Cependant, pour J. Pasto, l’hypothèse de S. Cohen, qui suppose une double traduction de Ioudaios — soit par « Juif », soit par « Judéen » — pose problème, puisqu’elle est incohérente avec la situation des autres peuples de l’Antiquité pour lesquels il n’existe qu’une traduction possible. Le terme « Grec », par exemple, réfère à la fois aux habitants d’un territoire et aux individus qui adoptent non seulement la langue, mais également le mode de vie et de pensée des Grecs. Proposer une double terminologie revient, à son avis, à traiter indépendamment l’identité religieuse, l’identité nationale et l’identité ethnique, alors qu’en réalité, ces catégories identitaires n’entraient pas en contradiction les unes avec les autres et devaient être vécues sans distinction[51].

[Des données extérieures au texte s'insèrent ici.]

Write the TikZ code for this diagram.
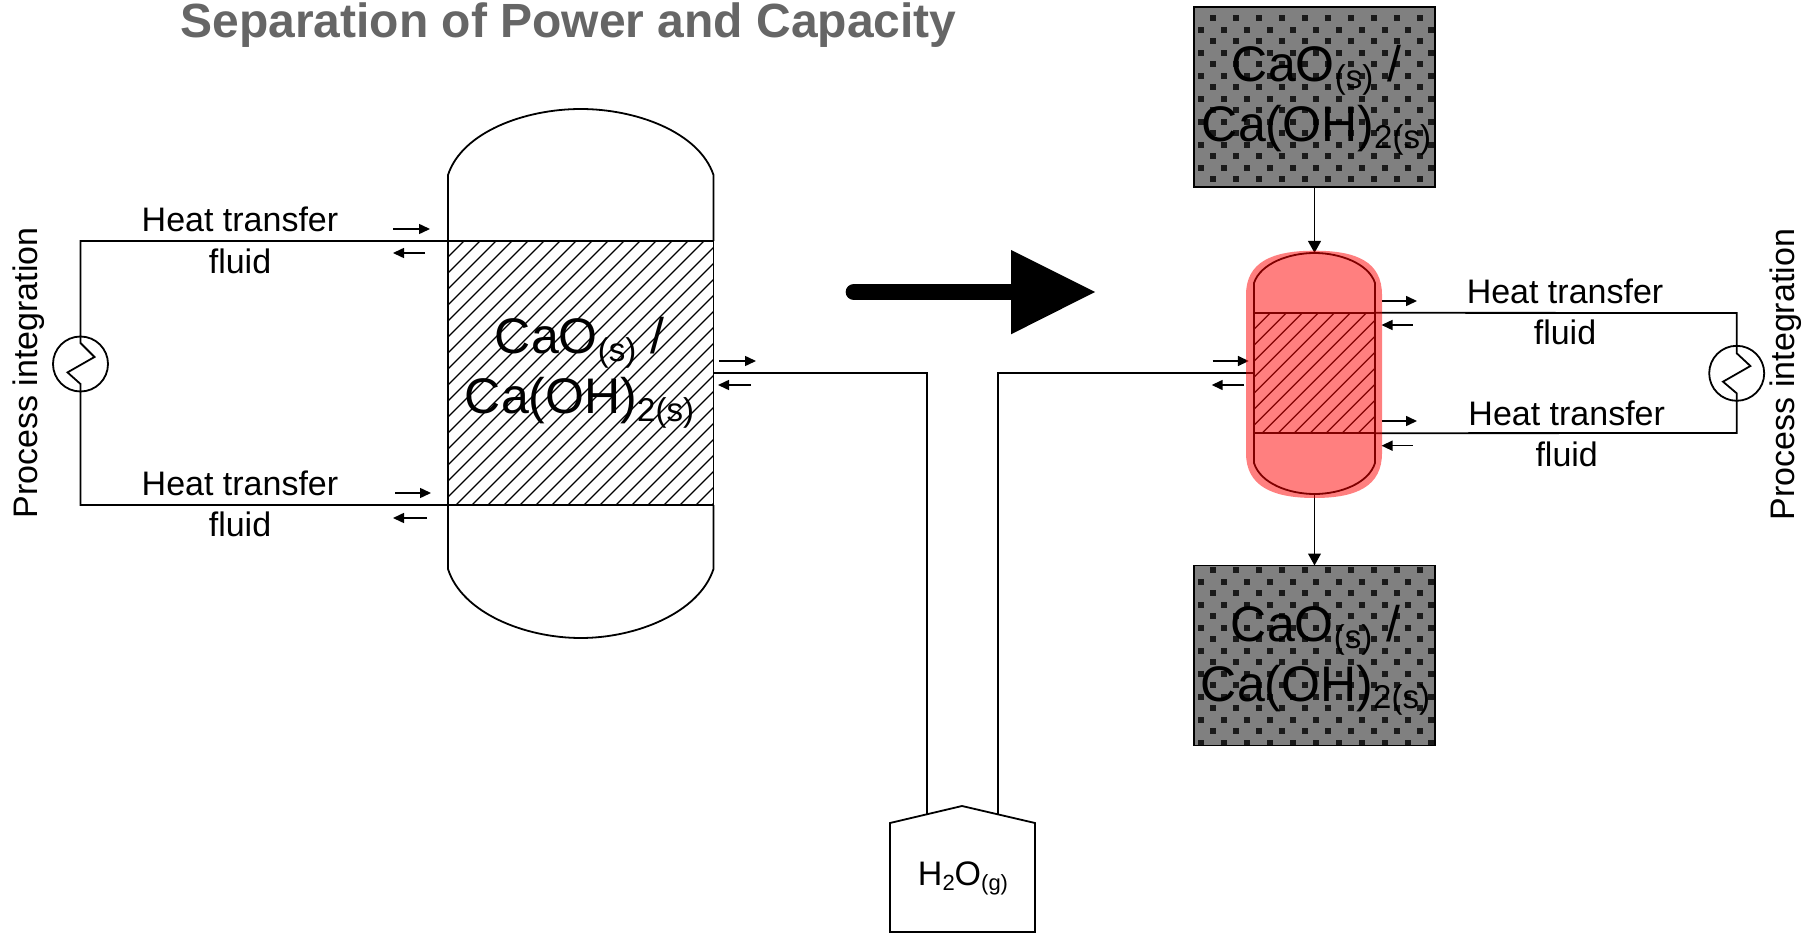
\documentclass[tikz,border=0pt]{standalone}
\usepackage{fontspec}
\setmainfont{Liberation Sans}
\usetikzlibrary{calc,arrows.meta}
\definecolor{titlegray}{HTML}{666666}
\definecolor{storegray}{HTML}{808080}
\definecolor{dotgray}{HTML}{1A1A1A}
\newcommand{\chemsub}[2]{\raisebox{-0.15em}{\fontsize{#1}{#1}\selectfont #2}}
\newcommand{\bedtext}{CaO\chemsub{33}{(s)} /\\Ca(OH)\chemsub{33}{2(s)}}
\tikzset{
	pipe/.style={line width=1.8pt},
	flow/.style={line width=1.5pt,-{Triangle[length=11pt,width=10pt]}},
	feed/.style={line width=1.8pt,-{Triangle[length=12pt,width=12.7pt]}},
	lab/.style={font=\fontsize{34}{40}\selectfont,anchor=base,inner sep=0pt},
	biglab/.style={font=\fontsize{50}{60}\selectfont,align=center,inner sep=0pt},
	hxcircle/.style={draw,circle,line width=1.8pt,minimum size=55pt,inner sep=0pt,outer sep=0pt},
	bed/.style={draw,line width=1.8pt,inner sep=0pt,outer sep=0pt,path picture={
		\foreach \k in {0,16,...,560}
			\draw[line width=1.2pt] ($(path picture bounding box.south west)+(\k-296,0)$) -- ++(400,-400);
	}},
	storebox/.style={draw,fill=storegray,line width=1.8pt,minimum width=241pt,minimum height=180pt,inner sep=0pt,outer sep=0pt,path picture={
		\foreach \j in {0,...,15}
			\foreach \i in {0,...,10}
				\fill[dotgray] ($(path picture bounding box.north west)+({6.7+12*(1-mod(\j,2))+23*\i-3},{#1+11.5*\j-3})$) rectangle ++(6,6);
	}},
}
\begin{document}
\begin{tikzpicture}[x=1pt,y=-1pt]
	\useasboundingbox (0,0) rectangle (1812,933);
	\node[font=\bfseries\fontsize{48}{56}\selectfont,text=titlegray,anchor=base,inner sep=0pt] (title) at (568.5,38) {Separation of Power and Capacity};

	\node[bed,minimum width=265.5pt,minimum height=264pt] (bedleft) at (580.75,373) {};
	\node[biglab] (bedleftlab) at (579.5,373) {\bedtext};
	\draw[pipe] (bedleft.north west) -- (448,175) .. controls (462,132) and (525,109) .. (580.75,109) .. controls (636,109) and (699,132) .. (713.5,175) -- (bedleft.north east);
	\draw[pipe] (bedleft.south west) -- (448,569) .. controls (462,613) and (525,638) .. (580.75,638) .. controls (636,638) and (699,613) .. (713.5,569) -- (bedleft.south east);

	\node[hxcircle] (hxleft) at (80.5,364) {};
	\coordinate (lefttop) at (80.5,241);
	\coordinate (leftbot) at (80.5,505);
	\draw[pipe] (bedleft.north west) -- (lefttop) -- ($(hxleft)+(0,-21)$) -- ++(14,14) -- ++(-27,15.4) -- ++(13,11.6) -- (leftbot) -- (bedleft.south west);
	\node[lab] (hfl1) at (240,232) {Heat transfer};
	\node[lab] (hfl2) at (240,274) {fluid};
	\node[lab] (hfl3) at (240,495) {Heat transfer};
	\node[lab] (hfl4) at (240,536) {fluid};
	\node[lab,rotate=90] (procleft) at (37,373) {Process integration};

	\coordinate (a1) at (393,229); \coordinate (b1) at (430,229);
	\coordinate (a2) at (425,253); \coordinate (b2) at (393,253);
	\coordinate (a3) at (395,493); \coordinate (b3) at (431,493);
	\coordinate (a4) at (427,518); \coordinate (b4) at (393,518);
	\coordinate (a5) at (719,361); \coordinate (b5) at (756,361);
	\coordinate (a6) at (751,385); \coordinate (b6) at (718,385);
	\draw[flow] (a1) -- (b1);
	\draw[flow] (a2) -- (b2);
	\draw[flow] (a3) -- (b3);
	\draw[flow] (a4) -- (b4);
	\draw[flow] (a5) -- (b5);
	\draw[flow] (a6) -- (b6);

	\coordinate (shaftstart) at (854,292);
	\coordinate (shaftend) at (1011,292);
	\draw[line width=16.7pt,line cap=round] (shaftstart) -- (shaftend);
	\fill (1011,250) -- (1095,292) -- (1011,334.3) -- cycle;

	\node[storebox=11.3] (storetop) at (1314.5,97) {};
	\node[biglab] (storetoplab) at (1316.5,100.5) {\bedtext};
	\node[storebox=4.7] (storebot) at (1314.5,655.5) {};
	\node[biglab] (storebotlab) at (1315.5,660.5) {\bedtext};

	\node[bed,minimum width=121pt,minimum height=120.4pt] (bedright) at (1314.5,373) {};
	\coordinate (reactortop) at (1314.5,253);
	\coordinate (reactorbot) at (1314.5,494);
	\draw[pipe] (bedright.north west) -- (1254,283) .. controls (1260.4,263.5) and (1289,253) .. (reactortop) .. controls (1340,253) and (1368.6,263.5) .. (1375,283) -- (bedright.north east);
	\draw[pipe] (bedright.south west) -- (1254,463) .. controls (1260.4,483.5) and (1289,494) .. (reactorbot) .. controls (1340,494) and (1368.6,483.5) .. (1375,463) -- (bedright.south east);
	\draw[feed] (storetop.south) -- (reactortop);
	\draw[feed] (reactorbot) -- (storebot.north);

	\node[hxcircle] (hxright) at (1736.7,373.3) {};
	\coordinate (righttop) at (1736.7,313);
	\coordinate (rightbot) at (1736.7,433);
	\draw[pipe] (bedright.north east) -- (righttop) -- ($(hxright)+(0,-20)$) -- ++(13.7,12.7) -- ++(-27.4,15.7) -- ++(13.7,11.6) -- (rightbot) -- (bedright.south east);
	\node[lab] (hfr1) at (1565,303) {Heat transfer};
	\node[lab] (hfr2) at (1565,344) {fluid};
	\node[lab] (hfr3) at (1566.7,425) {Heat transfer};
	\node[lab] (hfr4) at (1566.7,466) {fluid};
	\node[lab,rotate=90] (procright) at (1794,374.5) {Process integration};

	\coordinate (c1) at (1381.5,301); \coordinate (d1) at (1417,301);
	\coordinate (c2) at (1412.7,325); \coordinate (d2) at (1381.5,325);
	\coordinate (c3) at (1381.5,421); \coordinate (d3) at (1417,421);
	\coordinate (c4) at (1412.7,445.7); \coordinate (d4) at (1381.5,445.7);
	\coordinate (c5) at (1212.5,361); \coordinate (d5) at (1248.8,361);
	\coordinate (c6) at (1244,385); \coordinate (d6) at (1211.7,385);
	\draw[flow] (c1) -- (d1);
	\draw[flow] (c2) -- (d2);
	\draw[flow] (c3) -- (d3);
	\draw[flow] (c4) -- (d4);
	\draw[flow] (c5) -- (d5);
	\draw[flow] (c6) -- (d6);

	\coordinate (tankleft) at (926.7,814);
	\coordinate (tankright) at (998,814);
	\draw[pipe,line join=miter] (890,932) -- (890,823) -- (962,806) -- (1035,823) -- (1035,932) -- cycle;
	\node[lab] (tanklab) at (963,885) {H\chemsub{22}{2}O\chemsub{22}{(g)}};
	\draw[pipe] (bedleft.east) -| (tankleft);
	\draw[pipe] (tankright) |- (bedright.west);

	\fill[red,opacity=0.5] (1246,295) .. controls (1246,262) and (1272,250.7) .. (1314.5,250.7) .. controls (1357,250.7) and (1382,262) .. (1382,295) -- (1382,453) .. controls (1382,486) and (1357,498) .. (1314.5,498) .. controls (1272,498) and (1246,486) .. (1246,453) -- cycle;
\end{tikzpicture}
\end{document}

Par conséquent, pour J. Pasto et S. Mason, il convient de rejeter la thèse de S. Cohen et de traduire Ioudaios par « Judéen ». Parce que l’ἔθνος judéen inclut à la fois l’appartenance à un territoire et le respect des coutumes des Ioudaioi, et que cette situation ne diffère en aucun cas de la situation des autres ἔθνη, rien ne justifie de traduire Ioudaios par « Juif ». Aussi, en aucun cas les termes « Juifs » et « Judéens » ne peuvent, dans l’Antiquité, se substituer l’un à l’autre[52].

Conclusion

Les travaux des auteurs modernes montrent clairement que notre façon d’étudier et de comprendre les phénomènes anciens est en plein changement. Les discussions qui ont cours sur les termes Ioudaismos et Ioudaios indiquent que la recherche est plus sensible aux réalités anciennes, du moins à celle des Judéens de la période du Second Temple. Reste maintenant aux critiques à envisager, dans leurs travaux, l’utilisation d’un vocabulaire plus adéquat ou à tout le moins à justifier leur choix de terminologie en se positionnant dans le débat. Peu d’auteurs parlent de « croyances et pratiques judéennes » et de « Judéens », plutôt que de « judaïsme » et de « Juifs ». On observera en terminant que les travaux cités dans cet article sont presque exclusivement issus de la recherche anglophone. À notre connaissance, rappelons-le, un seul ouvrage paru en français fait état du problème. Il s’agit du dernier ouvrage de S.C. Mimouni[53]. B. Pouderon, dans une conférence prononcée à Tours en juin 2010, fait également mention du problème[54]. Finalement, le problème de l’emploi du terme « judaïsme » pour désigner une réalité antique s’inscrit dans un courant épistémologique plus large qui critique les catégories que nous utilisons pour comprendre et décrire les réalités antiques ; nous n’avons qu’à penser aux discussions qui ont cours sur l’utilisation des termes « chrétien » et « christianisme », ou encore « gnostique » et « gnosticisme[55] ».